Kundi Paihama é um histórico do MPLA, com um currículo de participação na guerra colonial. Nascido em Kipungo, na província de Huíla, foi promovido a general em 1992 e teve uma longa carreira como ministro. Entre 1979 e 1980, ocupou a pasta do Interior, entre 1980 e 1981 teve a cargo a Segurança de Estado. Foi também ministro da Defesa Nacional entre 1999 e 2010, tendo sido posteriormente nomeado para liderar o Ministério dos Antigos Combatentes e Veteranos da Pátria.

Em 2013, numa entrevista à rádio Luanda Antena Comercial afirmou: "Tudo que tenho é do meu trabalho.
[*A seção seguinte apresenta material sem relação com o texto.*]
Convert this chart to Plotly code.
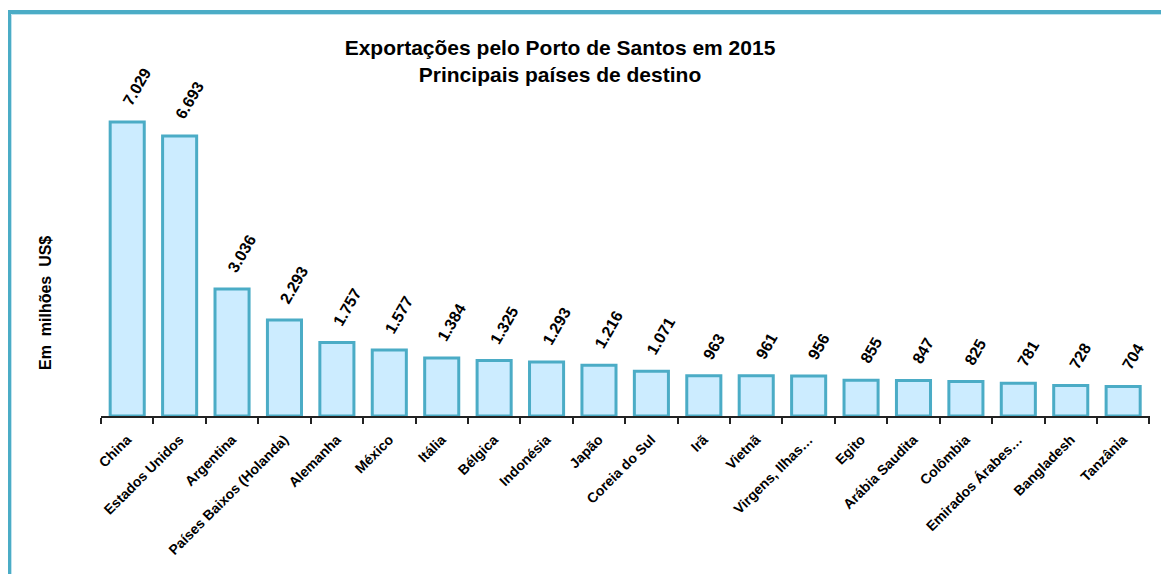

Se eu disser que sou pobre estaria a mentir. O que é preciso é não roubar, cada um deve comer de acordo com o suor de seu rosto. Desafio a procurarem o meu dinheiro no exterior, o meu dinheiro não sai de Angola". 

"Ao longo da sua carreira como dirigente político-partdiário, o general Kundi Paihama conquistou, por mérito próprio, a reputação de um dos mais agressivos porta-vozes do MPLA na região centro-sul", escreveu o Maka Angola sobre ele Março de 2014.


tome nota A história de uma parceria com 25 anos Na carta a José Eduardo dos Santos, António Ferreira narra cronologicamente a sua presença empresarial em Angola e explica porque se associou a Kundi Paihama.

Chegada a angola em 1991
António Ferreira chegou a Angola em 1991 e diz que apesar das "múltiplas incertezas" que se viviam no território, em resultado da guerra, resolveu estabelecer-se em Angola, "um país que sabe acolher os estrangeiros e uma terra de grandes oportunidades".

Um grupo feito em 20 anos
O empresário português diz que construiu um grupo em Angola ao longo de 20 anos de actividade. "Desenvolvido e levado a cabo ano âmbito de uma parceria e em estreita sintonia com o senhor general Kundi Paihama, personalidade angolana de reconhecido prestígio e com que me associei, praticamente, desde que me fixei em Angola", explica António Ferreira.

A ruptura com Kundi Paihama
António Ferreira atribui a sua ruptura com Kundi Paihama às "ambições desmedidas" de terceiros que aconselham o general. "De uma forma despudorada" foi feita uma "campanha de manipulação e de intoxicação contra a minha pessoa", afirma.

O regresso em 2013 e a saída em 2015
Fruto das pressões, António Ferreira saiu de Angola, onde resolve regressar em 2013 para tentar um acordo com Kundi Paihama, O assunto arrasta-se dois anos, chegam a ser apalavrados dois acordos, mas nenhum deles se materializa. António Ferreira queixa-se, na carta a Eduardo dos Santos, de sentir a sua integridade física em risco. São-lhe furtados documentos pessoais. Decide regressar a Portugal.